**EXERCISE AIM**
Repeat what the lines below say, word for word, and skip every image.

**STORED DATA**
────
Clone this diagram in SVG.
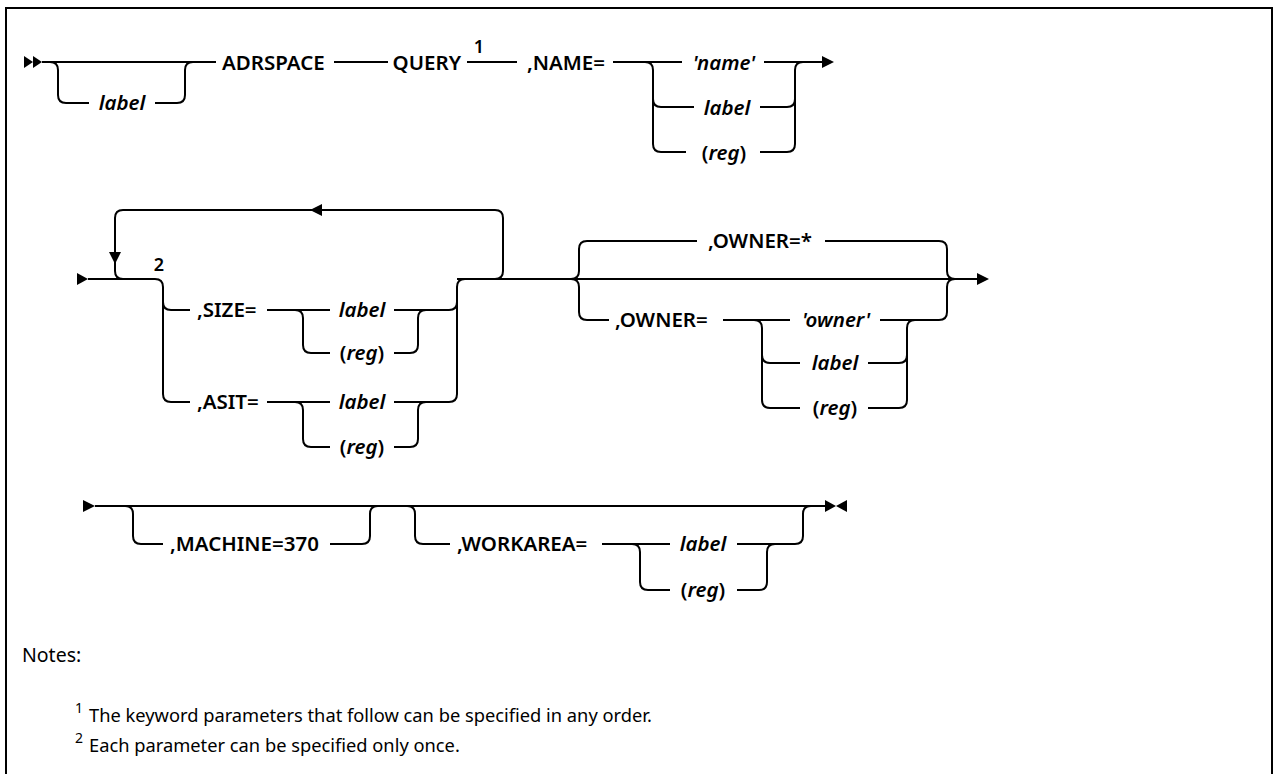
<svg xmlns="http://www.w3.org/2000/svg" width="1273" height="774" viewBox="0 0 1273 774">
<style>
.ln{fill:none;stroke:#000;stroke-width:2}
.ah{fill:#000;stroke:none}
.kw{font-family:"Noto Sans","Liberation Sans",sans-serif;font-size:20.5px;font-weight:600;fill:#000}
.v{font-style:italic}
.m{text-anchor:middle}
.sup{font-family:"Noto Sans","Liberation Sans",sans-serif;font-size:18px;font-weight:600}
.note{font-family:"Noto Sans","Liberation Sans",sans-serif;font-size:18.3px;fill:#000}
.nsup{font-family:"Noto Sans","Liberation Sans",sans-serif;font-size:14px;fill:#000}
</style>
<rect x="6" y="8" width="1266" height="820" fill="#fff" stroke="#000" stroke-width="2"/>
<g id="connectors">
<polygon class="ah" points="24,56 33,62 24,68"/>
<polygon class="ah" points="33,56 42,62 33,68"/>
<path class="ln" d="M42,62 H216"/>
<path class="ln" d="M50,62 q8,0 8,8 V95 q0,8 8,8 H89 M155,103 H177 q8,0 8,-8 V70 q0,-8 8,-8"/>
<path class="ln" d="M334,62 H388"/>
<path class="ln" d="M467,62 H517"/>
<path class="ln" d="M613,62 H682"/>
<path class="ln" d="M645,62 q8,0 8,8 V144 q0,8 8,8 H686 M653,99 q0,8 8,8 H694"/>
<path class="ln" d="M764,62 H824 M760,107 H787 q8,0 8,-8 V70 q0,-8 8,-8 M760,152 H787 q8,0 8,-8 V99"/>
<polygon class="ah" points="822,56 834,62 822,68"/>

<polygon class="ah" points="77,273 88,279 77,285"/>
<path class="ln" d="M88,279 H155 q8,0 8,8 V394 q0,8 8,8 H190 M163,302 q0,8 8,8 H190"/>
<path class="ln" d="M495,279 q8,0 8,-8 V218 q0,-8 -8,-8 H123 q-8,0 -8,8 V271 q0,8 8,8"/>
<polygon class="ah" points="310,210 322,204 322,216"/>
<polygon class="ah" points="109,252 121,252 115,264"/>
<path class="ln" d="M267,310 H330 M295,310 q8,0 8,8 V345 q0,8 8,8 H330 M394,310 H449 q8,0 8,-8 V287 q0,-8 8,-8 M394,353 H410 q8,0 8,-8 V318 q0,-8 8,-8"/>
<path class="ln" d="M267,402 H330 M295,402 q8,0 8,8 V439 q0,8 8,8 H330 M394,402 H449 q8,0 8,-8 V300 M394,447 H410 q8,0 8,-8 V410 q0,-8 8,-8"/>
<path class="ln" d="M457,279 H980"/>
<path class="ln" d="M571,279 q8,0 8,-8 V249 q0,-8 8,-8 H697 M825,241 H939 q8,0 8,8 V271 q0,8 8,8"/>
<path class="ln" d="M571,279 q8,0 8,8 V312 q0,8 8,8 H609 M723,320 H790 M880,320 H939 q8,0 8,-8 V287 q0,-8 8,-8"/>
<path class="ln" d="M754,320 q8,0 8,8 V400 q0,8 8,8 H800 M762,355 q0,8 8,8 H800 M868,363 H899 q8,0 8,-8 V328 q0,-8 8,-8 M868,408 H899 q8,0 8,-8 V355"/>
<polygon class="ah" points="977,273 989,279 977,285"/>

<polygon class="ah" points="83,500 95,506 83,512"/>
<path class="ln" d="M95,506 H825"/>
<path class="ln" d="M125,506 q8,0 8,8 V536 q0,8 8,8 H163 M330,544 H362 q8,0 8,-8 V514 q0,-8 8,-8"/>
<path class="ln" d="M407,506 q8,0 8,8 V536 q0,8 8,8 H450 M602,544 H670 M632,544 q8,0 8,8 V582 q0,8 8,8 H670 M737,544 H795 q8,0 8,-8 V514 q0,-8 8,-8 M737,590 H759 q8,0 8,-8 V552 q0,-8 8,-8"/>
<polygon class="ah" points="825,500 836,506 825,512"/>
<polygon class="ah" points="847,500 836,506 847,512"/>
</g>

<g id="n-label1"><text class="kw v m" x="122" y="110">label</text></g>
<g id="n-adrspace"><text class="kw" x="222" y="69.5">ADRSPACE</text></g>
<g id="n-query"><text class="kw" x="461" y="69.5" text-anchor="end">QUERY</text><text class="sup" x="479" y="53" text-anchor="middle">1</text></g>
<g id="n-name"><text class="kw" x="527" y="69.5">,NAME=</text></g>
<g id="n-name-choices">
<text class="kw v m" x="724" y="69.5">'name'</text>
<text class="kw v m" x="727" y="114.5">label</text>
<text class="kw m" x="724" y="159.5">(<tspan class="v">reg</tspan>)</text>
</g>

<g id="n-rep"><text class="sup" x="159" y="271" text-anchor="middle">2</text></g>
<g id="n-size">
<text class="kw" x="197" y="317">,SIZE=</text>
<text class="kw v m" x="362" y="317">label</text>
<text class="kw m" x="362" y="360">(<tspan class="v">reg</tspan>)</text>
</g>
<g id="n-asit">
<text class="kw" x="197" y="409">,ASIT=</text>
<text class="kw v m" x="362" y="409">label</text>
<text class="kw m" x="362" y="454">(<tspan class="v">reg</tspan>)</text>
</g>
<g id="n-owner-default"><text class="kw" x="708" y="248">,OWNER=*</text></g>
<g id="n-owner">
<text class="kw" x="615" y="327">,OWNER=</text>
<text class="kw v m" x="836" y="327">'owner'</text>
<text class="kw v m" x="835" y="370">label</text>
<text class="kw m" x="835" y="415">(<tspan class="v">reg</tspan>)</text>
</g>

<g id="n-machine"><text class="kw" x="170" y="551">,MACHINE=370</text></g>
<g id="n-workarea">
<text class="kw" x="457" y="551">,WORKAREA=</text>
<text class="kw v m" x="703" y="551">label</text>
<text class="kw m" x="703" y="597">(<tspan class="v">reg</tspan>)</text>
</g>

<g id="notes">
<text class="note" x="22" y="662" style="font-size:19.5px">Notes:</text>
<text class="nsup" x="75" y="713">1</text>
<text class="note" x="89" y="722">The keyword parameters that follow can be specified in any order.</text>
<text class="nsup" x="75" y="743">2</text>
<text class="note" x="89" y="752">Each parameter can be specified only once.</text>
</g>
</svg>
────
**TASK OUTPUT**
Clone this diagram in SVG.
<svg xmlns="http://www.w3.org/2000/svg" width="1273" height="774" viewBox="0 0 1273 774">
<style>
.ln{fill:none;stroke:#000;stroke-width:2}
.ah{fill:#000;stroke:none}
.kw{font-family:"Noto Sans","Liberation Sans",sans-serif;font-size:20.5px;font-weight:600;fill:#000}
.v{font-style:italic}
.m{text-anchor:middle}
.sup{font-family:"Noto Sans","Liberation Sans",sans-serif;font-size:18px;font-weight:600}
.note{font-family:"Noto Sans","Liberation Sans",sans-serif;font-size:18.3px;fill:#000}
.nsup{font-family:"Noto Sans","Liberation Sans",sans-serif;font-size:14px;fill:#000}
</style>
<rect x="6" y="8" width="1266" height="820" fill="#fff" stroke="#000" stroke-width="2"/>
<g id="connectors">
<polygon class="ah" points="24,56 33,62 24,68"/>
<polygon class="ah" points="33,56 42,62 33,68"/>
<path class="ln" d="M42,62 H216"/>
<path class="ln" d="M50,62 q8,0 8,8 V95 q0,8 8,8 H89 M155,103 H177 q8,0 8,-8 V70 q0,-8 8,-8"/>
<path class="ln" d="M334,62 H388"/>
<path class="ln" d="M467,62 H517"/>
<path class="ln" d="M613,62 H682"/>
<path class="ln" d="M645,62 q8,0 8,8 V144 q0,8 8,8 H686 M653,99 q0,8 8,8 H694"/>
<path class="ln" d="M764,62 H824 M760,107 H787 q8,0 8,-8 V70 q0,-8 8,-8 M760,152 H787 q8,0 8,-8 V99"/>
<polygon class="ah" points="822,56 834,62 822,68"/>

<polygon class="ah" points="77,273 88,279 77,285"/>
<path class="ln" d="M88,279 H155 q8,0 8,8 V394 q0,8 8,8 H190 M163,302 q0,8 8,8 H190"/>
<path class="ln" d="M495,279 q8,0 8,-8 V218 q0,-8 -8,-8 H123 q-8,0 -8,8 V271 q0,8 8,8"/>
<polygon class="ah" points="310,210 322,204 322,216"/>
<polygon class="ah" points="109,252 121,252 115,264"/>
<path class="ln" d="M267,310 H330 M295,310 q8,0 8,8 V345 q0,8 8,8 H330 M394,310 H449 q8,0 8,-8 V287 q0,-8 8,-8 M394,353 H410 q8,0 8,-8 V318 q0,-8 8,-8"/>
<path class="ln" d="M267,402 H330 M295,402 q8,0 8,8 V439 q0,8 8,8 H330 M394,402 H449 q8,0 8,-8 V300 M394,447 H410 q8,0 8,-8 V410 q0,-8 8,-8"/>
<path class="ln" d="M457,279 H980"/>
<path class="ln" d="M571,279 q8,0 8,-8 V249 q0,-8 8,-8 H697 M825,241 H939 q8,0 8,8 V271 q0,8 8,8"/>
<path class="ln" d="M571,279 q8,0 8,8 V312 q0,8 8,8 H609 M723,320 H790 M880,320 H939 q8,0 8,-8 V287 q0,-8 8,-8"/>
<path class="ln" d="M754,320 q8,0 8,8 V400 q0,8 8,8 H800 M762,355 q0,8 8,8 H800 M868,363 H899 q8,0 8,-8 V328 q0,-8 8,-8 M868,408 H899 q8,0 8,-8 V355"/>
<polygon class="ah" points="977,273 989,279 977,285"/>

<polygon class="ah" points="83,500 95,506 83,512"/>
<path class="ln" d="M95,506 H825"/>
<path class="ln" d="M125,506 q8,0 8,8 V536 q0,8 8,8 H163 M330,544 H362 q8,0 8,-8 V514 q0,-8 8,-8"/>
<path class="ln" d="M407,506 q8,0 8,8 V536 q0,8 8,8 H450 M602,544 H670 M632,544 q8,0 8,8 V582 q0,8 8,8 H670 M737,544 H795 q8,0 8,-8 V514 q0,-8 8,-8 M737,590 H759 q8,0 8,-8 V552 q0,-8 8,-8"/>
<polygon class="ah" points="825,500 836,506 825,512"/>
<polygon class="ah" points="847,500 836,506 847,512"/>
</g>

<g id="n-label1"><text class="kw v m" x="122" y="110">label</text></g>
<g id="n-adrspace"><text class="kw" x="222" y="69.5">ADRSPACE</text></g>
<g id="n-query"><text class="kw" x="461" y="69.5" text-anchor="end">QUERY</text><text class="sup" x="479" y="53" text-anchor="middle">1</text></g>
<g id="n-name"><text class="kw" x="527" y="69.5">,NAME=</text></g>
<g id="n-name-choices">
<text class="kw v m" x="724" y="69.5">'name'</text>
<text class="kw v m" x="727" y="114.5">label</text>
<text class="kw m" x="724" y="159.5">(<tspan class="v">reg</tspan>)</text>
</g>

<g id="n-rep"><text class="sup" x="159" y="271" text-anchor="middle">2</text></g>
<g id="n-size">
<text class="kw" x="197" y="317">,SIZE=</text>
<text class="kw v m" x="362" y="317">label</text>
<text class="kw m" x="362" y="360">(<tspan class="v">reg</tspan>)</text>
</g>
<g id="n-asit">
<text class="kw" x="197" y="409">,ASIT=</text>
<text class="kw v m" x="362" y="409">label</text>
<text class="kw m" x="362" y="454">(<tspan class="v">reg</tspan>)</text>
</g>
<g id="n-owner-default"><text class="kw" x="708" y="248">,OWNER=*</text></g>
<g id="n-owner">
<text class="kw" x="615" y="327">,OWNER=</text>
<text class="kw v m" x="836" y="327">'owner'</text>
<text class="kw v m" x="835" y="370">label</text>
<text class="kw m" x="835" y="415">(<tspan class="v">reg</tspan>)</text>
</g>

<g id="n-machine"><text class="kw" x="170" y="551">,MACHINE=370</text></g>
<g id="n-workarea">
<text class="kw" x="457" y="551">,WORKAREA=</text>
<text class="kw v m" x="703" y="551">label</text>
<text class="kw m" x="703" y="597">(<tspan class="v">reg</tspan>)</text>
</g>

<g id="notes">
<text class="note" x="22" y="662" style="font-size:19.5px">Notes:</text>
<text class="nsup" x="75" y="713">1</text>
<text class="note" x="89" y="722">The keyword parameters that follow can be specified in any order.</text>
<text class="nsup" x="75" y="743">2</text>
<text class="note" x="89" y="752">Each parameter can be specified only once.</text>
</g>
</svg>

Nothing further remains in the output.